- Tight housing supply is constraining purchases and fuelling price
- Housing market sentiment is weakening, but still positive
- Growing economic uncertainty is dampening outlook
In 2019 house prices will increase less than in 2018. The downturn in housing market sentiment points to a deceleration to 6%. Our earlier forecast for 2019 was 7%. However, due to the more subdued GDP growth outlook amidst mounting economic uncertainty and the ensuing stock market corrections, we have reduced our price projection by one percentage point to 6% for 2019, slowing to 4% for 2020. This puts the price increase slightly above the historical average. Contributing factors to this sustained buoyancy are the persistent low mortgage rates and the prospect of continuing tight supply in the years ahead.
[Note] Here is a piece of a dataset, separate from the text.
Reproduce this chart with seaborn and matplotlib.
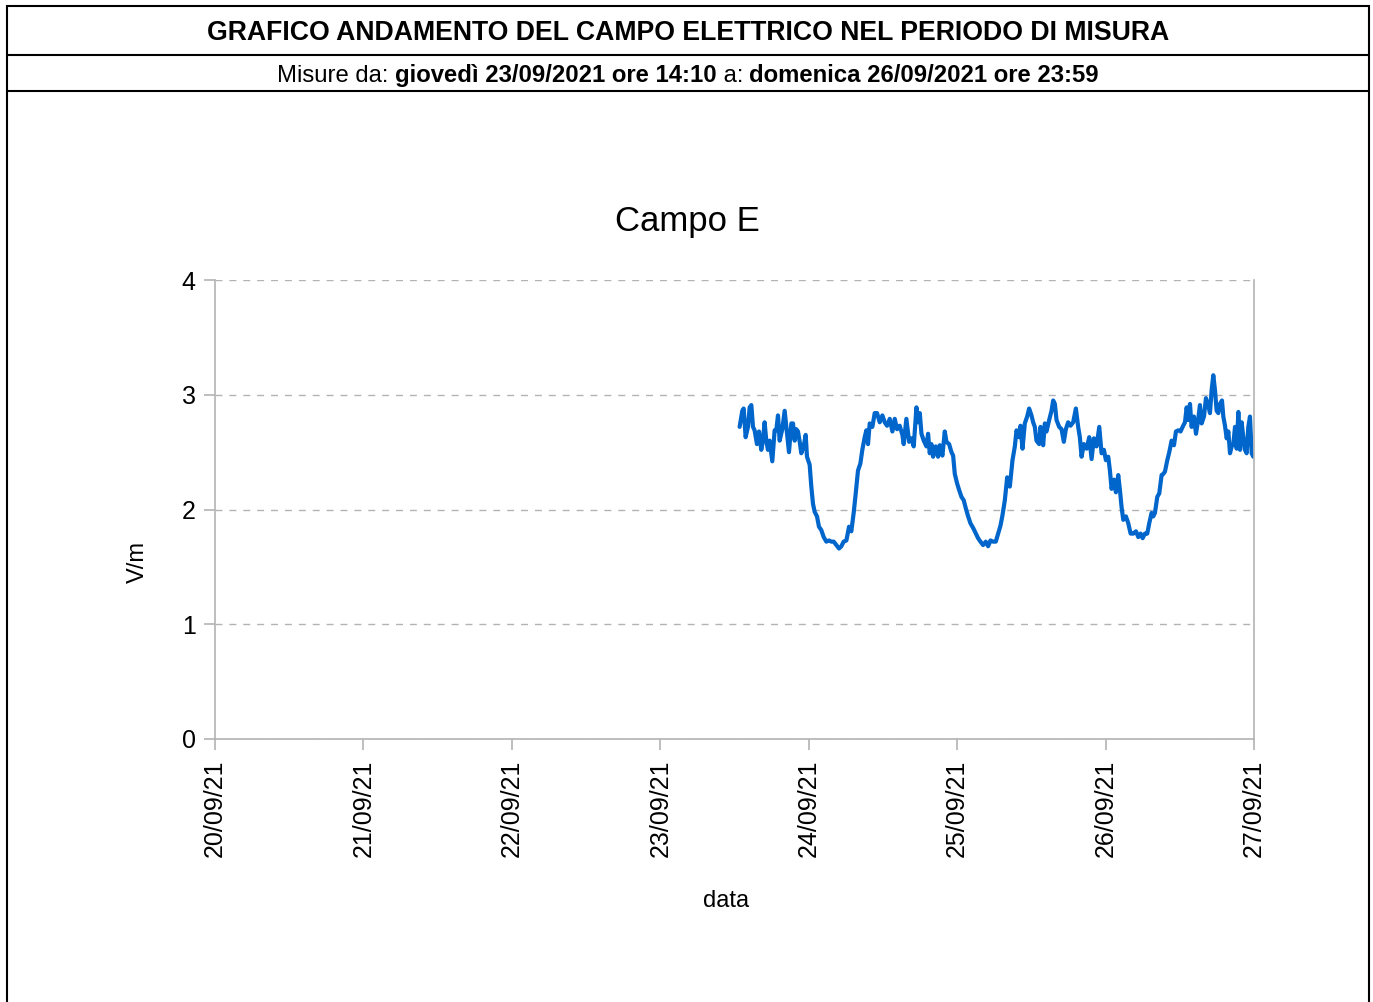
import matplotlib
matplotlib.use("Agg")
import matplotlib.pyplot as plt
import matplotlib.dates as mdates
from matplotlib.patches import Rectangle
from matplotlib.lines import Line2D
import seaborn as sns
import pandas as pd

# ---- data: hours since 23/09/2021 00:00 and field value (V/m)
hours = [12.83, 13.26, 13.48, 13.80, 14.18, 14.45, 14.72, 14.99, 15.25, 15.63, 15.96, 16.33, 16.60, 16.87,
         17.14, 17.41, 17.68, 18.11, 18.49, 18.76, 19.03, 19.30, 19.73, 20.11, 20.38, 20.81, 21.19, 21.46,
         21.73, 21.98, 22.27, 22.54, 22.80, 23.18, 23.51, 23.72, 24.15, 24.42, 24.69, 24.96, 25.34, 25.66,
         26.04, 26.42, 26.85, 27.28, 27.66, 28.04, 28.47, 28.90, 29.28, 29.65, 30.09, 30.52, 30.89, 31.27,
         31.60, 31.97, 32.35, 32.67, 33.05, 33.32, 33.59, 33.86, 34.29, 34.67, 35.05, 35.48, 35.91, 36.29,
         36.67, 37.10, 37.53, 37.91, 38.28, 38.71, 39.15, 39.36, 39.79, 40.23,
         40.61, 40.98, 41.42, 41.69, 41.96, 42.23, 42.60, 43.03, 43.30, 43.57, 43.84, 44.11, 44.54, 44.92,
         45.19, 45.62, 46.00, 46.27, 46.70, 47.08, 47.35, 47.62, 47.98, 48.32, 48.70, 49.07, 49.40, 49.78,
         50.15, 50.58, 51.02, 51.39, 51.77, 52.20, 52.63, 53.01, 53.39, 53.82, 54.25, 54.63, 55.01, 55.33,
         55.71, 56.09, 56.52, 56.95, 57.33, 57.60, 58.03, 58.24, 58.57, 58.94, 59.32, 59.64, 60.02, 60.29,
         60.56, 60.83, 61.26, 61.48, 61.91, 62.18, 62.45, 62.88, 63.26, 63.53, 63.80, 64.07, 64.50, 64.88,
         65.25, 65.58, 65.95, 66.33, 66.76, 67.20, 67.57, 67.84,
         68.12, 68.49, 68.93, 69.36, 69.74, 70.11, 70.54, 70.98, 71.35, 71.73, 72.05, 72.43, 72.70, 72.97,
         73.35, 73.67, 74.05, 74.32, 74.59, 74.86, 75.29, 75.67, 76.05, 76.48, 76.91, 77.29, 77.66, 77.99,
         78.36, 78.74, 79.06, 79.44, 79.71, 79.98, 80.36, 80.68, 81.06, 81.33, 81.60, 81.98, 82.30, 82.68,
         83.06, 83.38, 83.76, 84.13, 84.46, 84.84, 85.11, 85.38, 85.65, 85.91, 86.29, 86.62, 86.99, 87.26,
         87.53, 87.91, 88.23, 88.61, 88.88, 89.15, 89.42, 89.69, 89.96, 90.23, 90.50, 90.82, 91.04, 91.31,
         91.58, 91.85, 92.12, 92.39, 92.66, 92.93, 93.20, 93.47, 93.74, 94.00, 94.27, 94.54, 94.81, 95.08,
         95.35, 95.62, 95.89]
campo_e = [2.72, 2.86, 2.88, 2.63, 2.72, 2.89, 2.91, 2.72, 2.69, 2.57, 2.68, 2.52, 2.60, 2.76,
           2.60, 2.52, 2.60, 2.42, 2.69, 2.69, 2.82, 2.60, 2.70, 2.86, 2.72, 2.50, 2.75, 2.75,
           2.60, 2.70, 2.68, 2.59, 2.49, 2.55, 2.65, 2.46, 2.39, 2.20, 2.05, 1.98, 1.94, 1.85,
           1.82, 1.76, 1.72, 1.73, 1.72, 1.72, 1.69, 1.66, 1.68, 1.72, 1.73, 1.85, 1.81, 1.97,
           2.14, 2.34, 2.40, 2.52, 2.63, 2.69, 2.57, 2.75, 2.72, 2.84, 2.84, 2.76, 2.82, 2.76,
           2.73, 2.79, 2.68, 2.79, 2.70, 2.73, 2.65, 2.57, 2.79, 2.59,
           2.62, 2.55, 2.89, 2.76, 2.84, 2.66, 2.60, 2.55, 2.66, 2.49, 2.57, 2.46, 2.55, 2.46,
           2.56, 2.47, 2.68, 2.59, 2.57, 2.50, 2.47, 2.31, 2.23, 2.17, 2.11, 2.08, 2.01, 1.94,
           1.88, 1.84, 1.79, 1.75, 1.72, 1.69, 1.72, 1.68, 1.73, 1.72, 1.72, 1.79, 1.86, 1.95,
           2.08, 2.28, 2.20, 2.43, 2.55, 2.69, 2.63, 2.73, 2.53, 2.75, 2.81, 2.88, 2.82, 2.76,
           2.72, 2.60, 2.57, 2.72, 2.56, 2.75, 2.68, 2.78, 2.86, 2.95, 2.92, 2.78, 2.72, 2.70,
           2.59, 2.70, 2.76, 2.73, 2.76, 2.88, 2.72, 2.63,
           2.46, 2.57, 2.53, 2.63, 2.44, 2.62, 2.55, 2.72, 2.49, 2.52, 2.43, 2.46, 2.34, 2.18,
           2.26, 2.15, 2.30, 2.17, 2.02, 1.91, 1.94, 1.88, 1.79, 1.79, 1.81, 1.76, 1.79, 1.75,
           1.79, 1.79, 1.88, 1.97, 1.94, 1.97, 2.11, 2.14, 2.30, 2.31, 2.33, 2.43, 2.50, 2.60,
           2.56, 2.68, 2.69, 2.68, 2.72, 2.76, 2.89, 2.78, 2.92, 2.72, 2.81, 2.66, 2.79, 2.91,
           2.75, 2.81, 2.97, 2.91, 2.84, 3.04, 3.17, 3.04, 2.86, 2.84, 2.92, 2.95, 2.81, 2.73,
           2.62, 2.68, 2.49, 2.55, 2.57, 2.72, 2.53, 2.85, 2.52, 2.76, 2.63, 2.52, 2.49, 2.72,
           2.81, 2.49, 2.46]

y_ticks = [0, 1, 2, 3, 4]
main_title = "GRAFICO ANDAMENTO DEL CAMPO ELETTRICO NEL PERIODO DI MISURA"
sub_parts = [("Misure da: ", "normal"), ("giovedì 23/09/2021 ore 14:10", "bold"),
             (" a: ", "normal"), ("domenica 26/09/2021 ore 23:59", "bold")]
chart_title = "Campo E"
x_label = "data"
y_label = "V/m"

# ---- style
sns.set_theme(style="white")
plt.rcParams["font.family"] = ["Liberation Sans", "DejaVu Sans"]
plt.rcParams["text.color"] = "black"
plt.rcParams["axes.labelcolor"] = "black"
plt.rcParams["xtick.color"] = "black"
plt.rcParams["ytick.color"] = "black"

base = pd.Timestamp("2021-09-23")
df = pd.DataFrame({"data": base + pd.to_timedelta(hours, unit="h"), "campo": campo_e})

fig = plt.figure(figsize=(13.73, 10.02), dpi=100)
fig.patch.set_facecolor("white")
ax = fig.add_axes([215 / 1373, 1 - 739 / 1002, (1254 - 215) / 1373, (739 - 280) / 1002])

sns.lineplot(data=df, x="data", y="campo", ax=ax, color="#0066cc", linewidth=3.0,
             estimator=None, sort=False)

ax.set_xlim(pd.Timestamp("2021-09-20"), pd.Timestamp("2021-09-27"))
ax.set_ylim(0, 4)
ax.set_yticks(y_ticks)
ax.xaxis.set_major_locator(mdates.DayLocator())
ax.xaxis.set_major_formatter(mdates.DateFormatter("%d/%m/%y"))
ax.set_xlabel("")
ax.set_ylabel("")

grid_col = "#b3b3b3"
ax.yaxis.grid(True, color=grid_col, linestyle=(0, (5, 5)), linewidth=1.0)
ax.xaxis.grid(False)
for side in ["left", "bottom", "right"]:
    ax.spines[side].set_visible(True)
    ax.spines[side].set_color(grid_col)
    ax.spines[side].set_linewidth(1.2)
ax.spines["top"].set_visible(False)
ax.tick_params(axis="both", which="major", direction="out", length=8, width=1.2,
               color=grid_col, labelsize=18, labelcolor="black", pad=6,
               bottom=True, left=True)
ax.tick_params(axis="x", pad=7)
for lab in ax.get_xticklabels():
    lab.set_rotation(90)
    lab.set_ha("center")
    lab.set_va("top")

# ---- texts
fig.text(687 / 1373, 1 - 221 / 1002, chart_title, ha="center", va="center", fontsize=25, color="black")
fig.text(726 / 1373, 1 - 901 / 1002, x_label, ha="center", va="center", fontsize=17, color="black")
fig.text(138 / 1373, 1 - 562 / 1002, y_label, ha="center", va="center", fontsize=17, rotation=90,
         color="black")

fig.text(688 / 1373, 1 - 33 / 1002, main_title, ha="center", va="center",
         fontsize=19.2, fontweight="bold", color="black")

# subtitle with mixed weight, centered as a whole
renderer = fig.canvas.get_renderer()
pieces = []
for txt, w in sub_parts:
    t = fig.text(0, 1 - 75.5 / 1002, txt, ha="left", va="center", fontsize=17.2, fontweight=w,
                 color="black")
    pieces.append(t)
widths = [p.get_window_extent(renderer).width for p in pieces]
total = sum(widths)
x0 = 688 - total / 2
for p, wd in zip(pieces, widths):
    p.set_x(x0 / 1373)
    x0 += wd

# ---- frame
fig.add_artist(Rectangle((7 / 1373, -0.05), (1369 - 7) / 1373, 1.05 - 6 / 1002,
                         transform=fig.transFigure, fill=False, edgecolor="black", linewidth=1.5))
for yy in (55, 91):
    fig.add_artist(Line2D([7 / 1373, 1369 / 1373], [1 - yy / 1002, 1 - yy / 1002],
                          transform=fig.transFigure, color="black", linewidth=1.5))

fig.savefig("out.png", dpi=100)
One signal of the weakening price momentum was the falling number of transactions in 2018. This decline is clearly related to the elevated prices, which have impacted on affordability and reduced the urgency to buy. There is also less pent up demand. The majority of those who postponed their house purchase plans during the crisis have now moved. Another drag on transaction volumes is the lack of properties for sale. This is partly due to home movers preferring to buy before putting their existing home up for sale. We expect this cautious stance to steadily diminish, leading to more properties coming onto the market. Nevertheless, we still see a further decline in transactions in the period ahead.